The real crisis of this current pandemic is not necessarily the next six months. It really is, What are we gonna [sic] do with the social and emotional toll that this is having on individuals and families, who will remain the most marginalized for the next six decades?   

7. Practice good sleep hygiene. It is not unusual for us to be in a heightened state of alarm during this pandemic, feeling the need to always be ready for a threat. We may find ourselves growing physically and emotionally exhausted at a faster pace than normal. Sleeping a bit longer is normal while our bodies are in a heightened state of alertness. We can get more restful sleep if we exercise in the morning or afternoon, wind down with calming activities, and avoid late eating and screen watching.

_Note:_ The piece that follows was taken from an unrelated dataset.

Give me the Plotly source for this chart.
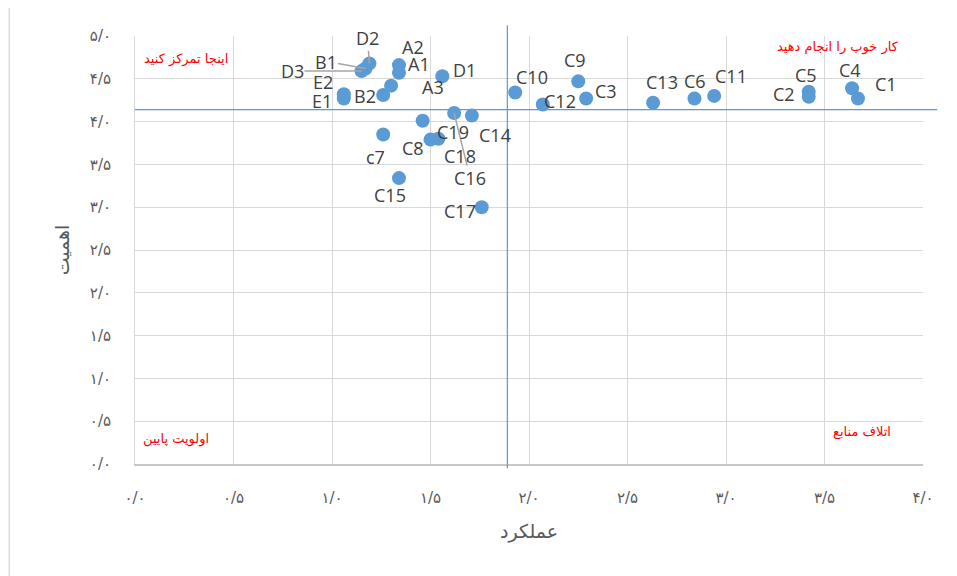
import plotly.graph_objects as go

# ---- data ----
labels = ["C1", "C2", "C3", "C4", "C5", "C6", "c7", "C8", "C9", "C10",
          "C11", "C12", "C13", "C14", "C15", "C16", "C17", "C18", "C19",
          "A1", "A2", "A3", "B1", "B2", "D1", "D2", "D3", "E1", "E2"]
performance = [3.67, 3.42, 2.29, 3.64, 3.42, 2.84, 1.26, 1.50, 2.25, 1.93,
               2.94, 2.07, 2.63, 1.71, 1.34, 1.62, 1.76, 1.54, 1.46,
               1.34, 1.34, 1.30, 1.17, 1.26, 1.56, 1.19, 1.15, 1.06, 1.06]
importance = [4.27, 4.29, 4.27, 4.39, 4.35, 4.27, 3.85, 3.79, 4.47, 4.34,
              4.30, 4.20, 4.22, 4.07, 3.34, 4.10, 3.00, 3.80, 4.01,
              4.57, 4.66, 4.42, 4.62, 4.31, 4.53, 4.68, 4.59, 4.27, 4.32]
x_mean = 1.89
y_mean = 4.14

x_ticks = [0, 0.5, 1, 1.5, 2, 2.5, 3, 3.5, 4]
x_ticktext = ["۰/۰", "۰/۵", "۱/۰", "۱/۵", "۲/۰", "۲/۵", "۳/۰", "۳/۵", "۴/۰"]
y_ticks = [0, 0.5, 1, 1.5, 2, 2.5, 3, 3.5, 4, 4.5, 5]
y_ticktext = ["۰/۰", "۰/۵", "۱/۰", "۱/۵", "۲/۰", "۲/۵", "۳/۰", "۳/۵", "۴/۰", "۴/۵", "۵/۰"]

quadrant_text = ["اینجا تمرکز کنید", "کار خوب را انجام دهید", "اولویت پایین", "اتلاف منابع"]
quadrant_x = [0.26, 3.57, 0.21, 3.69]
quadrant_y = [4.73, 4.87, 0.29, 0.37]

# label offsets in pixels (dx right, dy down) and leader flag -- style only
label_style = {
    "C1": (28, -14, False), "C2": (-25, -3, False), "C3": (20, -7, False),
    "C4": (-2, -18, False), "C5": (-3, -17, False), "C6": (1, -17, False),
    "c7": (-8, 23, False), "C8": (-18, 8, False), "C9": (-3, -21, False),
    "C10": (17, -16, False), "C11": (17, -20, False), "C12": (17, -3, False),
    "C13": (9, -21, False), "C14": (23, 19, False), "C15": (-9, 17, False),
    "C16": (16, 65, True), "C17": (-22, 4, False), "C18": (22, 17, False),
    "C19": (30, 11, False), "A1": (20, -9, False), "A2": (14, -18, False),
    "A3": (42, 1, False), "B1": (-39, -7, True), "B2": (-18, 1, False),
    "D1": (22, -6, False), "D2": (-2, -25, True), "D3": (-69, 0, True),
    "E1": (-22, 3, False), "E2": (-21, -12, False),
}

blue = "#5B9BD5"
grid = "#D9D9D9"
txt = "#404040"
tick_col = "#595959"

fig = go.Figure()
fig.add_trace(go.Scatter(
    x=performance, y=importance, mode="markers",
    marker=dict(color=blue, size=14, line=dict(width=0)),
    hoverinfo="text", text=labels, showlegend=False,
))

annotations = []
for lab, xv, yv in zip(labels, performance, importance):
    dx, dy, leader = label_style[lab]
    if leader:
        annotations.append(dict(
            x=xv, y=yv, xref="x", yref="y", text=lab, showarrow=True,
            ax=dx, ay=dy, arrowhead=0, arrowwidth=1.5, arrowcolor="#A6A6A6",
            standoff=0, startstandoff=0, borderpad=0,
            font=dict(family="Open Sans", size=18, color=txt)))
    else:
        annotations.append(dict(
            x=xv, y=yv, xref="x", yref="y", text=lab, showarrow=False,
            xshift=dx, yshift=-dy, xanchor="center", yanchor="middle",
            borderpad=0,
            font=dict(family="Open Sans", size=18, color=txt)))

for t, xv, yv in zip(quadrant_text, quadrant_x, quadrant_y):
    annotations.append(dict(
        x=xv, y=yv, xref="x", yref="y", text=t, showarrow=False,
        xanchor="center", yanchor="middle",
        font=dict(family="DejaVu Sans", size=13, color="#FF0000")))

fig.update_layout(
    width=957, height=576,
    margin=dict(l=127, r=42, t=28, b=120, autoexpand=False),
    paper_bgcolor="white", plot_bgcolor="white",
    annotations=annotations,
    shapes=[
        dict(type="line", xref="x", yref="paper", x0=x_mean, x1=x_mean,
             y0=-0.01, y1=1.025, line=dict(color=blue, width=1.2)),
        dict(type="line", xref="paper", yref="y", x0=0, x1=1.018,
             y0=y_mean, y1=y_mean, line=dict(color=blue, width=1.2)),
        dict(type="line", xref="paper", yref="paper", x0=-0.1595, x1=-0.1595,
             y0=-0.3, y1=1.1, line=dict(color=grid, width=1.5)),
    ],
    xaxis=dict(
        range=[0, 4], tickvals=x_ticks, ticktext=x_ticktext, automargin=False,
        showgrid=True, gridcolor=grid, gridwidth=1, zeroline=False,
        showline=True, linecolor="#C8C8C8", linewidth=1.5, mirror=False,
        ticks="", ticklabelstandoff=19,
        tickfont=dict(family="DejaVu Sans", size=15, color=tick_col),
        title=dict(text="عملکرد", standoff=19,
                   font=dict(family="DejaVu Sans", size=19, color=tick_col)),
    ),
    yaxis=dict(
        range=[0, 5], tickvals=y_ticks, ticktext=y_ticktext, automargin=False,
        showgrid=True, gridcolor=grid, gridwidth=1, zeroline=False,
        showline=True, linecolor=grid, linewidth=1, mirror=False,
        ticks="", ticklabelstandoff=20,
        tickfont=dict(family="DejaVu Sans", size=15, color=tick_col),
        title=dict(text="اهمیت", standoff=15,
                   font=dict(family="DejaVu Sans", size=19, color=tick_col)),
    ),
)

fig.write_html("out.html")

8. Stay positive and future-focused. As mentioned previously, emotions are contagious. Perry informs us that, “The same way anxiety and panic is contagious, so is calm…Don’t underestimate your power to bring calm to others and don’t underestimate the impact of dysregulated people on you.” When we stay calm and regulated, those around us will feel less distressed. Everybody will be socially, emotionally, and physically healthier if we help each other model positive responses to stress. When we interact with things that deregulate us such as an abundance of negative news stories or relationships with anxious individuals, we can act to get regulated again by "filling our cup," using music, movement, social connections, journal writing, etc.

This is a trying and unprecedented time. Let us be gentle with ourselves and practice self-compassion. Let’s allow ourselves to grieve missed time with loved ones, travel plans, celebrations, and stability. We likely won’t be as productive as we would normally; we can preemptively decrease our workloads when possible before feelings of exhaustion overwhelm us. 

Our families will come out of this with greater personal strength and resilience as we practice self-care, rely on others, and connect with the marginalized around us.